Donald Driver – This is a conundrum because we aren’t exactly sure who he is or what story he told. He looked like a big, badass football player on the dance floor; you know the kind – the ones who can pick up women (literally) and fling them around the dance floor at any bar in any place and look good doing it. The problem is that the dancing looks just like the football playin’. It’s mean, it’s fierce, and it’s fast, but not so rhythmic or sexy. We’ll just call him Donald Driver because that’s who he was on the dance floor. He wasn’t Ricky Ricardo, Ricky Martin, or William Levy. He was just Donald. That’s okay because Donald is a cool guy and a nice man – but the character forgot to make his way from the parking lot into the ballroom.
Gavin DeGraw– He’s goofy, he’s adorable, and he laughs at himself. Everybody loves this guy and whoever he is, he has spirit and you just want to hug him and watch cartoons with him. Since he had that whole boat thing going on which was a bold move since Len hates all the malarkey, we’re going to call him Popeye the Samba Dancin’ Sailor Man (without the bulging muscles).
Roshon (what’s his last name?) – This one almost slipped our minds, and the funny thing is that Shakes couldn’t even remember his last name when writing this blog and 24 hours later, she still can’t and refuses to look it up. THAT is how forgettable he is. He’s cute, he’s young, and he’s almost like Gumby with rubber legs and arms. Maybe an over-caffeinated Gumby with rubber legs and arms. But Gumby isn’t sexy. Neither was Roshon, but he is kind of funny and takes criticism nicely which is a plus. Somebody that young who doesn’t take himself overly seriously gets character bonus points from us – something we are sure he really appreciates.

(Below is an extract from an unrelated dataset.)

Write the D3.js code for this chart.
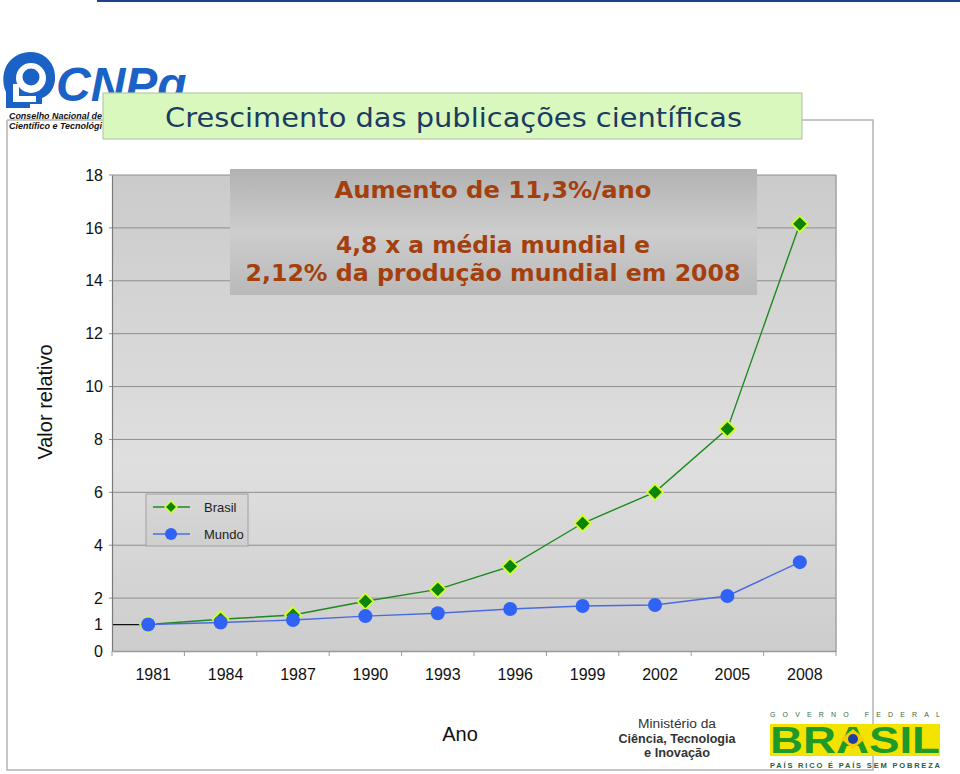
<!DOCTYPE html>
<html>
<head>
<meta charset="utf-8">
<script src="https://cdn.jsdelivr.net/npm/d3@7"></script>
<style>
  html, body { margin: 0; padding: 0; background: #ffffff; }
  svg { display: block; }
</style>
</head>
<body>
<script>
// ---- data ----
const years = ["1981", "1984", "1987", "1990", "1993", "1996", "1999", "2002", "2005", "2008"];
const brasil = [1.0, 1.2, 1.36, 1.88, 2.33, 3.2, 4.83, 6.01, 8.4, 16.15];
const mundo = [1.0, 1.08, 1.17, 1.32, 1.43, 1.59, 1.7, 1.74, 2.08, 3.36];
const yTickValues = [0, 1, 2, 4, 6, 8, 10, 12, 14, 16, 18];
const gridValues = [2, 4, 6, 8, 10, 12, 14, 16, 18];
const seriesNames = ["Brasil", "Mundo"];
const titleText = "Crescimento das publicações científicas";
const noteLines = ["Aumento de 11,3%/ano", "4,8 x a média mundial e", "2,12% da produção mundial em 2008"];

const W = 960, H = 774;
const svg = d3.select("body").append("svg").attr("width", W).attr("height", H);
const defs = svg.append("defs");

// gradients
const gPlot = defs.append("linearGradient").attr("id", "gPlot").attr("x1", 0).attr("y1", 0).attr("x2", 0).attr("y2", 1);
gPlot.append("stop").attr("offset", "0%").attr("stop-color", "#cbcbcb");
gPlot.append("stop").attr("offset", "60%").attr("stop-color", "#dfdfdf");
gPlot.append("stop").attr("offset", "100%").attr("stop-color", "#cdcdcd");

const gNote = defs.append("linearGradient").attr("id", "gNote").attr("x1", 0).attr("y1", 0).attr("x2", 0).attr("y2", 1);
gNote.append("stop").attr("offset", "0%").attr("stop-color", "#b2b2b2");
gNote.append("stop").attr("offset", "50%").attr("stop-color", "#cdcdcd");
gNote.append("stop").attr("offset", "100%").attr("stop-color", "#b9b9b9");

const gLeg = defs.append("linearGradient").attr("id", "gLeg").attr("x1", 0).attr("y1", 0).attr("x2", 0).attr("y2", 1);
gLeg.append("stop").attr("offset", "0%").attr("stop-color", "#d8d8d8");
gLeg.append("stop").attr("offset", "100%").attr("stop-color", "#cfcfcf");

// top blue rule
svg.append("rect").attr("x", 97).attr("y", 0).attr("width", W - 97).attr("height", 2).attr("fill", "#1f3f8f");

// slide frame
svg.append("path")
  .attr("d", "M7,120 H103 M802,120 H873 V770 H7 V120")
  .attr("fill", "none").attr("stroke", "#b4b4b4").attr("stroke-width", 1.5);

// ---- chart ----
const margin = { left: 112, right: 836, top: 175, bottom: 651 };
const x = d3.scaleBand().domain(years).range([margin.left, margin.right]).padding(0);
const y = d3.scaleLinear().domain([0, 18]).range([margin.bottom, margin.top]);
const cx = d => x(d) + x.bandwidth() / 2;

const plot = svg.append("g");
plot.append("rect")
  .attr("x", margin.left).attr("y", margin.top)
  .attr("width", margin.right - margin.left).attr("height", margin.bottom - margin.top)
  .attr("fill", "url(#gPlot)");

// gridlines
plot.append("g").selectAll("line").data(gridValues).join("line")
  .attr("x1", margin.left - 3).attr("x2", margin.right)
  .attr("y1", d => y(d)).attr("y2", d => y(d))
  .attr("stroke", "#8e8e8e").attr("stroke-width", 1);

// right border
plot.append("line").attr("x1", margin.right).attr("x2", margin.right)
  .attr("y1", margin.top).attr("y2", margin.bottom)
  .attr("stroke", "#a2a2a2").attr("stroke-width", 1.5);

// y axis
const yAxis = d3.axisLeft(y).tickValues(yTickValues).tickSize(0).tickPadding(9);
const gy = svg.append("g").attr("transform", `translate(${margin.left},0)`).call(yAxis);
gy.select(".domain").attr("stroke", "#7a7a7a").attr("stroke-width", 1.2);
gy.selectAll("text").attr("font-family", "Liberation Sans, Arial, sans-serif").attr("font-size", 16).attr("fill", "#111");

// x axis
const xAxis = d3.axisBottom(x).tickSize(0).tickPadding(18);
const gx = svg.append("g").attr("transform", `translate(0,${margin.bottom})`).call(xAxis);
gx.select(".domain").attr("stroke", "#9a9a9a").attr("stroke-width", 1.5);
gx.selectAll("text").attr("font-family", "Liberation Sans, Arial, sans-serif").attr("font-size", 16).attr("fill", "#111").attr("dx", 5);
// x boundary ticks
const bounds = years.map(d => x(d)).concat([margin.right]);
gx.append("g").selectAll("line").data(bounds).join("line")
  .attr("x1", d => d).attr("x2", d => d).attr("y1", 0).attr("y2", 5)
  .attr("stroke", "#9a9a9a").attr("stroke-width", 1);

// reference segment at value 1 from axis to first point
plot.append("line")
  .attr("x1", margin.left).attr("x2", cx(years[0]))
  .attr("y1", y(1)).attr("y2", y(1))
  .attr("stroke", "#111").attr("stroke-width", 1.2);

const line = d3.line().x((d, i) => cx(years[i])).y(d => y(d));

// Brasil
plot.append("path").datum(brasil).attr("d", line)
  .attr("fill", "none").attr("stroke", "#1e8a1e").attr("stroke-width", 1.4);
const diamondPath = "M0,-8 L8,0 L0,8 L-8,0 Z";
plot.append("g").selectAll("path").data(brasil).join("path")
  .attr("d", diamondPath)
  .attr("transform", (d, i) => `translate(${cx(years[i])},${y(d)})`)
  .attr("fill", "#0b840b").attr("stroke", "#d4ff2a").attr("stroke-width", 1.8);

// Mundo
plot.append("path").datum(mundo).attr("d", line)
  .attr("fill", "none").attr("stroke", "#4a6be0").attr("stroke-width", 1.4);
plot.append("g").selectAll("circle").data(mundo).join("circle")
  .attr("cx", (d, i) => cx(years[i])).attr("cy", d => y(d)).attr("r", 7)
  .attr("fill", "#3063f5");

// legend
const leg = svg.append("g").attr("transform", "translate(146,494)");
leg.append("rect").attr("width", 102).attr("height", 52).attr("fill", "url(#gLeg)").attr("stroke", "#a9a9a9").attr("stroke-width", 1.2);
seriesNames.forEach((name, i) => {
  const ly = 13 + i * 27;
  leg.append("line").attr("x1", 7).attr("x2", 44).attr("y1", ly).attr("y2", ly)
    .attr("stroke", i === 0 ? "#1e8a1e" : "#4a6be0").attr("stroke-width", 1.4);
  if (i === 0) {
    leg.append("path").attr("d", "M0,-6 L6,0 L0,6 L-6,0 Z").attr("transform", `translate(25,${ly})`)
      .attr("fill", "#0b840b").attr("stroke", "#d4ff2a").attr("stroke-width", 1.5);
  } else {
    leg.append("circle").attr("cx", 25).attr("cy", ly).attr("r", 6).attr("fill", "#3063f5");
  }
  leg.append("text").attr("x", 58).attr("y", ly + 5).text(name)
    .attr("font-family", "Liberation Sans, Arial, sans-serif").attr("font-size", 13).attr("fill", "#222");
});

// annotation box
const note = svg.append("g");
note.append("rect").attr("x", 230).attr("y", 169).attr("width", 527).attr("height", 126).attr("fill", "url(#gNote)");
const noteY = [198, 253, 281];
const noteW = [317, 314, 495];
noteLines.forEach((t, i) => {
  note.append("text").attr("x", 493).attr("y", noteY[i]).attr("text-anchor", "middle")
    .attr("font-family", "DejaVu Sans, Verdana, sans-serif").attr("font-weight", "bold")
    .attr("font-size", 23).attr("fill", "#a3400e")
    .attr("textLength", noteW[i]).attr("lengthAdjust", "spacingAndGlyphs").text(t);
});

// axis titles
svg.append("text").attr("transform", "translate(52,402) rotate(-90)").attr("text-anchor", "middle")
  .attr("font-family", "Liberation Sans, Arial, sans-serif").attr("font-size", 20).attr("fill", "#111")
  .text("Valor relativo");
svg.append("text").attr("x", 460).attr("y", 741).attr("text-anchor", "middle")
  .attr("font-family", "Liberation Sans, Arial, sans-serif").attr("font-size", 20).attr("fill", "#111")
  .text("Ano");

// ---- CNPq logo ----
const logo = svg.append("g");
const blue = "#1a62c6";
logo.append("path")
  .attr("d", "M6,108 L6,92 C2,84 2,70 9,62 C16,53 28,50 38,53 C50,57 56,68 55,80 C54,90 48,96 42,98 L42,104 L30,104 L30,108 Z")
  .attr("fill", blue);
logo.append("circle").attr("cx", 31).attr("cy", 78).attr("r", 15).attr("fill", "#fff");
logo.append("circle").attr("cx", 31).attr("cy", 77).attr("r", 8.5).attr("fill", blue);
logo.append("rect").attr("x", 13).attr("y", 84).attr("width", 6).attr("height", 18).attr("fill", "#fff");
logo.append("rect").attr("x", 19).attr("y", 96).attr("width", 17).attr("height", 6).attr("fill", "#fff");
logo.append("text").attr("x", 56).attr("y", 101).text("CNPq")
  .attr("font-family", "Liberation Sans, Arial, sans-serif").attr("font-weight", "bold").attr("font-style", "italic")
  .attr("font-size", 48).attr("fill", blue);
logo.append("text").attr("x", 9).attr("y", 119).text("Conselho Nacional de")
  .attr("font-family", "Liberation Sans, Arial, sans-serif").attr("font-weight", "bold").attr("font-style", "italic")
  .attr("font-size", 9.5).attr("textLength", 93).attr("lengthAdjust", "spacingAndGlyphs").attr("fill", "#111");
logo.append("text").attr("x", 9).attr("y", 129).text("Científico e Tecnológi")
  .attr("font-family", "Liberation Sans, Arial, sans-serif").attr("font-weight", "bold").attr("font-style", "italic")
  .attr("font-size", 9.5).attr("textLength", 93).attr("lengthAdjust", "spacingAndGlyphs").attr("fill", "#111");

// title box
svg.append("rect").attr("x", 103).attr("y", 93).attr("width", 699).attr("height", 46)
  .attr("fill", "#d9f8bd").attr("stroke", "#b9c9ad").attr("stroke-width", 1.2);
svg.append("text").attr("x", 165).attr("y", 127).text(titleText)
  .attr("font-family", "DejaVu Sans, Verdana, sans-serif").attr("font-size", 27)
  .attr("textLength", 577).attr("lengthAdjust", "spacingAndGlyphs")
  .attr("fill", "#1b3b62");

// ---- Ministry logo ----
const min = svg.append("g").attr("font-family", "Liberation Sans, Arial, sans-serif").attr("fill", "#333").attr("text-anchor", "middle");
min.append("text").attr("x", 677).attr("y", 728).attr("font-size", 12.5)
  .attr("textLength", 78).attr("lengthAdjust", "spacingAndGlyphs").text("Ministério da");
min.append("text").attr("x", 677).attr("y", 742.5).attr("font-size", 12.5).attr("font-weight", "bold")
  .attr("textLength", 117).attr("lengthAdjust", "spacingAndGlyphs").text("Ciência, Tecnologia");
min.append("text").attr("x", 677).attr("y", 757).attr("font-size", 12.5).attr("font-weight", "bold")
  .attr("textLength", 66).attr("lengthAdjust", "spacingAndGlyphs").text("e Inovação");

// ---- Governo Federal logo ----
const gov = svg.append("g");
gov.append("text").attr("x", 770).attr("y", 717).text("GOVERNO FEDERAL")
  .attr("font-family", "Liberation Sans, Arial, sans-serif").attr("font-size", 7)
  .attr("textLength", 170).attr("lengthAdjust", "spacing").attr("fill", "#3a6a3a");
gov.append("rect").attr("x", 770).attr("y", 724).attr("width", 170).attr("height", 32).attr("fill", "#f3e400");
gov.append("text").attr("x", 770).attr("y", 753).text("BRASIL")
  .attr("font-family", "Liberation Sans, Arial, sans-serif").attr("font-weight", "bold").attr("font-size", 36)
  .attr("textLength", 170).attr("lengthAdjust", "spacingAndGlyphs").attr("fill", "#1f9a2a");
gov.append("path").attr("d", "M853,729 L865,739 L853,749 L841,739 Z").attr("fill", "#f5d000");
gov.append("circle").attr("cx", 853).attr("cy", 739).attr("r", 5).attr("fill", "#1e40a0");
gov.append("text").attr("x", 770).attr("y", 768).text("PAÍS RICO É PAÍS SEM POBREZA")
  .attr("font-family", "Liberation Sans, Arial, sans-serif").attr("font-weight", "bold").attr("font-size", 7.5)
  .attr("textLength", 170).attr("lengthAdjust", "spacing").attr("fill", "#2b5f3a");
</script>
</body>
</html>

Tristan MacManus – Well now, I don’t think any of us will forget – or recover from – our first Tristan Samba experience. Lordy mercy, the man can move. And move. And move. Frankly, we didn’t know where to look first, and that’s all we’re saying on the subject. This party animal is a tease, a flirt, and a ladykiller, and he probably has a different girl every night. Who cares? He knows how to party, and every now and then we all just need to escape to Rio, hit Carnival, and dance all night with a man who looks hot and moves like a sexy dream, twists, turns, and shouts, “Come on, you’ve got this!”, “Two! Three!”, and “Come on! Come on! Come on!” in that party-crazed way that he does. His dancing partner even yelled “It’s party time!” to the audience before they began, and she wasn’t kidding. This was the Party Dance and the Party Animal led the way. We are building a shrine (thanks, Shakira) to Mr. Hips Don’t Lie.
The Best Character of the Evening Award went to none other than Mr. Hips Don’t Lie, followed by Popeye. Ladies and gentlemen, those 2 know how to party, how to win us over, and how to keep us coming back for more. Too bad Popeye isn’t around anymore, but we love him anyway, and he is our second favorite leading man and always will be.